Andersen fires lead auditor, is disciplining several others

Wednesday, January 16, 2002

WASHINGTON -- Arthur Andersen LLP said Tuesday that auditors destroyed Enron Corp. documents after federal securities regulators requested information on the collapsed energy company. The lead auditor is being fired and disciplinary action is being taken against others.

Andersen said it also is replacing the management of its office in Houston, where Enron is based. Four Andersen partners in the Houston office "have been relieved of their management responsibilities," the accounting firm said.

It cited the deletion of thousands of e-mail messages and the "rushed disposal" of many paper documents. The lead auditor directed an expedited effort to destroy documents in Houston, Andersen said.

In a desperate Nov. 9 e-mail to other secretaries, the lead auditor's assistant said, "Stop the shredding." A day earlier, Andersen had received a federal government subpoena for the documents.

The firm said it will fire any other employees found to have participated in the improper destruction of documents, which it disclosed Thursday.

SEC investigating

The Securities and Exchange Commission has been investigating Andersen's role in Enron's complex accounting, including questionable partnerships that kept about $500 million in debt off the energy company's books and allowed Enron executives to profit from the arrangements.

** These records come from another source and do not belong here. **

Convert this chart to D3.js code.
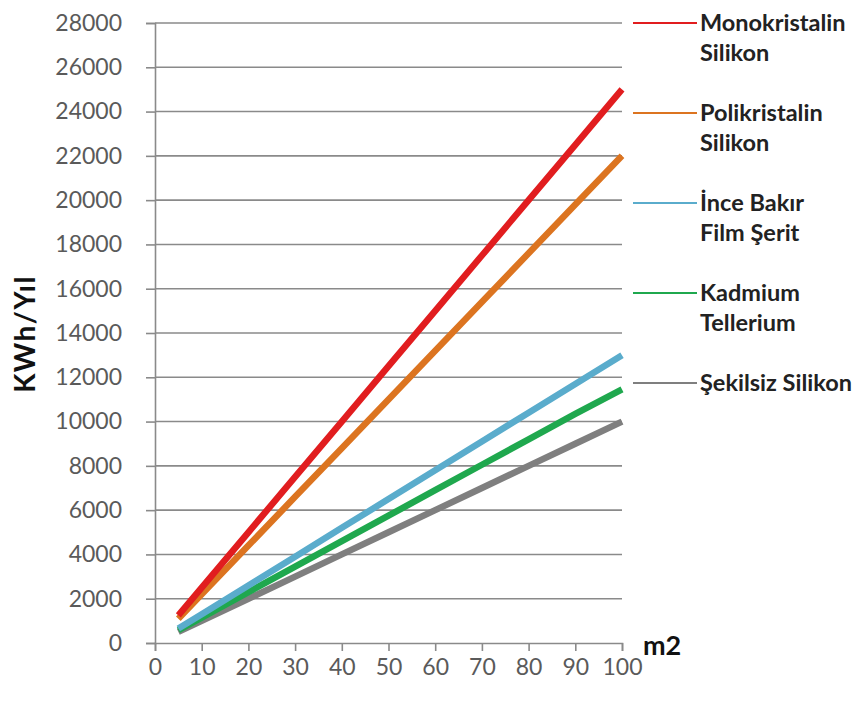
<!DOCTYPE html>
<html>
<head>
<meta charset="utf-8">
<script src="https://cdn.jsdelivr.net/npm/d3@7"></script>
<style>
	body { margin: 0; background: #fff; }
	svg { display: block; }
	.tick text { font-family: Lato, sans-serif; }
</style>
</head>
<body>
<div id="chart"></div>
<script>
// data
const xValues = [5, 10, 20, 30, 40, 50, 60, 70, 80, 90, 100];
const monokristalin = [1250, 2500, 5000, 7500, 10000, 12500, 15000, 17500, 20000, 22500, 25000];
const polikristalin = [1100, 2200, 4400, 6600, 8800, 11000, 13200, 15400, 17600, 19800, 22000];
const inceBakir = [650, 1300, 2600, 3900, 5200, 6500, 7800, 9100, 10400, 11700, 13000];
const kadmium = [575, 1150, 2300, 3450, 4600, 5750, 6900, 8050, 9200, 10350, 11450];
const sekilsiz = [500, 1000, 2000, 3000, 4000, 5000, 6000, 7000, 8000, 9000, 10000];

const seriesNames = [['Monokristalin', 'Silikon'], ['Polikristalin', 'Silikon'], ['İnce Bakır', 'Film Şerit'], ['Kadmium', 'Tellerium'], ['Şekilsiz Silikon']];
const seriesValues = [monokristalin, polikristalin, inceBakir, kadmium, sekilsiz];
const seriesColors = ['#e11d1f', '#dc7420', '#5aaccc', '#1fa84e', '#7f7f7f'];

const xTicks = [0, 10, 20, 30, 40, 50, 60, 70, 80, 90, 100];
const yTicks = d3.range(0, 28001, 2000);

const width = 864, height = 709;
const m = { left: 155, right: 242, top: 23, bottom: 66 };

const svg = d3.select('#chart').append('svg')
	.attr('width', width)
	.attr('height', height);

const xScale = d3.scaleLinear().domain([0, 100]).range([m.left, width - m.right]);
const yScale = d3.scaleLinear().domain([0, 28000]).range([height - m.bottom, m.top]);

//gridlines
svg.append('g')
	.selectAll('line')
	.data(yTicks.filter(d => d > 0))
	.join('line')
		.attr('x1', m.left)
		.attr('x2', width - m.right)
		.attr('y1', d => yScale(d))
		.attr('y2', d => yScale(d))
		.style('stroke', '#8a8a8a')
		.style('stroke-width', 1.6);

//y axis
const yAxis = svg.append('g')
	.attr('transform', 'translate(' + m.left + ',0)')
	.call(d3.axisLeft(yScale).tickValues(yTicks).tickSize(9).tickPadding(24).tickFormat(d3.format('d')));
yAxis.selectAll('text').style('font-size', '23px').style('fill', '#5a5a5a');

//x axis
const xAxis = svg.append('g')
	.attr('transform', 'translate(0,' + (height - m.bottom) + ')')
	.call(d3.axisBottom(xScale).tickValues(xTicks).tickSize(8).tickPadding(8));
xAxis.selectAll('text').style('font-size', '23px').style('fill', '#5a5a5a');

svg.selectAll('.domain, .tick line')
	.style('stroke', '#8a8a8a')
	.style('stroke-width', 1.6);

//lines
const valueLine = d3.line()
	.x((d, i) => xScale(xValues[i]))
	.y(d => yScale(d));

svg.append('g')
	.selectAll('path')
	.data(seriesValues.slice().reverse())
	.join('path')
		.attr('d', valueLine)
		.attr('fill', 'none')
		.style('stroke', (d, i) => seriesColors[seriesColors.length - 1 - i])
		.style('stroke-width', 6.5)
		.style('stroke-linecap', 'butt');

//axis titles
svg.append('text')
	.attr('transform', 'translate(35,334) rotate(-90)')
	.attr('text-anchor', 'middle')
	.style('font-family', 'Lato, sans-serif')
	.style('font-weight', 'bold')
	.style('font-size', '28px')
	.style('letter-spacing', '1.5px')
	.style('fill', '#111')
	.text('KWh/Yıl');

svg.append('text')
	.attr('x', 643)
	.attr('y', 655)
	.style('font-family', 'Lato, sans-serif')
	.style('font-weight', 'bold')
	.style('font-size', '27px')
	.style('fill', '#111')
	.text('m2');

//legend
const legendY = d3.scalePoint().domain(d3.range(seriesNames.length)).range([23, 383]);
const legend = svg.append('g')
	.selectAll('g')
	.data(seriesNames)
	.join('g')
		.attr('transform', (d, i) => 'translate(633,' + legendY(i) + ')');

legend.append('line')
	.attr('x1', 0)
	.attr('x2', 64)
	.style('stroke', (d, i) => seriesColors[i])
	.style('stroke-width', 2);

legend.selectAll('text')
	.data(d => d)
	.join('text')
		.attr('x', 67)
		.attr('y', (d, i) => 8 + i * 30)
		.style('font-family', 'Lato, sans-serif')
		.style('font-weight', 'bold')
		.style('font-size', '23.5px')
		.style('fill', '#222')
		.text(d => d);
</script>
</body>
</html>
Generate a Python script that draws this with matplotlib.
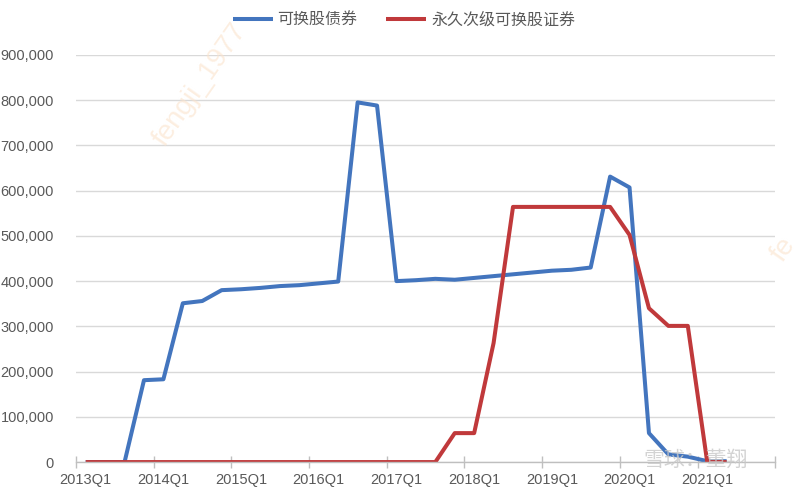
import matplotlib
matplotlib.use("Agg")
import matplotlib.pyplot as plt
from matplotlib.ticker import FuncFormatter, FixedLocator
import numpy as np

plt.rcParams['font.family'] = ['Liberation Sans', 'Noto Sans CJK SC', 'DejaVu Sans']

quarters = [f"{y}Q{q}" for y in range(2013, 2022) for q in range(1, 5)]
convertible = [0, 0, 0, 181000, 183000, 351000, 356000, 380000,
               382000, 385000, 389000, 391000, 395000, 399000, 795000, 788000,
               400000, 402000, 405000, 403000, 407000, 411000, 415000, 419000,
               423000, 425000, 430000, 631000, 607000, 64000, 17000, 12000,
               2000, 2000, None, None]
perpetual = [0, 0, 0, 0, 0, 0, 0, 0,
             0, 0, 0, 0, 0, 0, 0, 0,
             0, 0, 0, 64000, 64000, 263000, 564000, 564000,
             564000, 564000, 564000, 564000, 502000, 340000, 301000, 301000,
             0, 0, None, None]
series_names = ["可换股债券", "永久次级可换股证券"]
yticks = [0, 100000, 200000, 300000, 400000, 500000, 600000, 700000, 800000, 900000]

def arr(v):
    return np.array([np.nan if x is None else x for x in v], dtype=float)

fig = plt.figure(figsize=(8, 4.99), dpi=100)
ax = fig.add_axes([0.095, 0.074, 0.874, 0.816])

x = np.arange(len(quarters))
ax.plot(x, arr(convertible), color='#4375BE', lw=2.9, label=series_names[0],
        solid_joinstyle='round', solid_capstyle='butt')
ax.plot(x, arr(perpetual), color='#C0393B', lw=2.9, label=series_names[1],
        solid_joinstyle='round', solid_capstyle='butt')

ax.set_xlim(-0.5, len(quarters) - 0.5)
ax.set_ylim(0, 900000)
ax.set_yticks(yticks)
ax.yaxis.set_major_formatter(FuncFormatter(lambda v, p: f"{int(v):,}"))
ax.grid(axis='y', color='#D9D9D9', lw=1)
ax.set_axisbelow(True)

# x ticks: marks between categories every 4, labels on Q1
ax.xaxis.set_major_locator(FixedLocator(np.arange(-0.5, len(quarters), 4)))
ax.xaxis.set_minor_locator(FixedLocator(np.arange(0, len(quarters), 4)))
ax.xaxis.set_major_formatter(FuncFormatter(lambda v, p: ""))
ax.set_xticklabels([quarters[i] for i in range(0, len(quarters), 4)], minor=True)
ax.tick_params(axis='x', which='major', direction='inout', length=8, color='#BFBFBF', width=1)
ax.tick_params(axis='x', which='minor', length=0, pad=8, labelsize=10.5, labelcolor='#595959')
ax.tick_params(axis='y', length=0, pad=16, labelsize=10.5, labelcolor='#595959')

for s in ['top', 'right', 'left']:
    ax.spines[s].set_visible(False)
ax.spines['bottom'].set_color('#BFBFBF')
ax.spines['bottom'].set_linewidth(1)

leg = fig.legend(loc='upper center', bbox_to_anchor=(0.505, 1.005), ncol=2, frameon=False,
                 prop={'family': ['Noto Sans CJK SC', 'DejaVu Sans'], 'size': 11.5},
                 handlelength=2.5, columnspacing=1.8, handletextpad=0.3)
for t in leg.get_texts():
    t.set_color('#595959')

# faint watermarks
fig.text(0.25, 0.83, "fengji_1977", rotation=55, color='#FBE3CC', fontsize=20,
         alpha=0.6, ha='center', va='center')
fig.text(0.98, 0.50, "fe", rotation=55, color='#FBE3CC', fontsize=20,
         alpha=0.6, ha='center', va='center')
fig.text(0.87, 0.078, "雪球：董翔", color='#C8C8C8', fontsize=15, alpha=0.8,
         ha='center', va='center', family=['Noto Sans CJK SC', 'DejaVu Sans'])

fig.savefig("out.png", dpi=100)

The SEC's enforcement director, Stephen M. Cutler, said last week the agency was widening the scope of its investigation to include Andersen's destruction of documents.

The Big Five accounting firm said it was firing the lead Enron auditing partner, David B. Duncan, and placing Enron auditors Thomas H. Bauer, Debra A. Cash and Roger D. Willard on administrative leave.

Urgent meeting called

Duncan called an urgent meeting on Oct. 23 to organize an "expedited effort" to destroy documents, Andersen said, a few days after he learned that the SEC had requested information. The SEC sent a letter to Enron on Oct. 17 asking for information after the company reported hundreds of millions of dollars in third-quarter losses.

Duncan is scheduled to meet Wednesday with investigators from the House Energy and Commerce Committee. He already has provided them with six boxes of personal files and records.

"Now that he's been fired, he may have a little more motivation to be cooperative," said Ken Johnson, a spokesman for Committee Chairman Rep. Billy Tauzin, R-La.

A telephone message left at the home of a David B. Duncan in Houston was not immediately returned.

Partners removed from the Houston office are D. Stephen Goddard Jr., Michael M. Lowther, Gary B. Goolsby and Michael C. Odom.

"This was a painful decision but it was absolutely the right thing to do," Joseph Berardino, Andersen chief executive officer, said. "We are prepared to take all appropriate steps necessary to maintain confidence in the integrity of our firm."

Andersen disclosed Monday that an in-house lawyer spelled out the firm's document destruction policy for auditors on Oct. 12, four days before Enron announced third-quarter losses of hundreds of millions of dollars. The Andersen lawyer, Nancy Temple, e-mailed the policy to a partner in the firm's office in Houston.

Berardino testified to Congress last month that Andersen notified Enron's audit committee on Nov. 2 of "possible illegal acts within the company."

He did not mention Andersen's destruction last fall of thousands of documents related to Enron, which the SEC, the Justice Department and congressional investigators are seeking in their probes.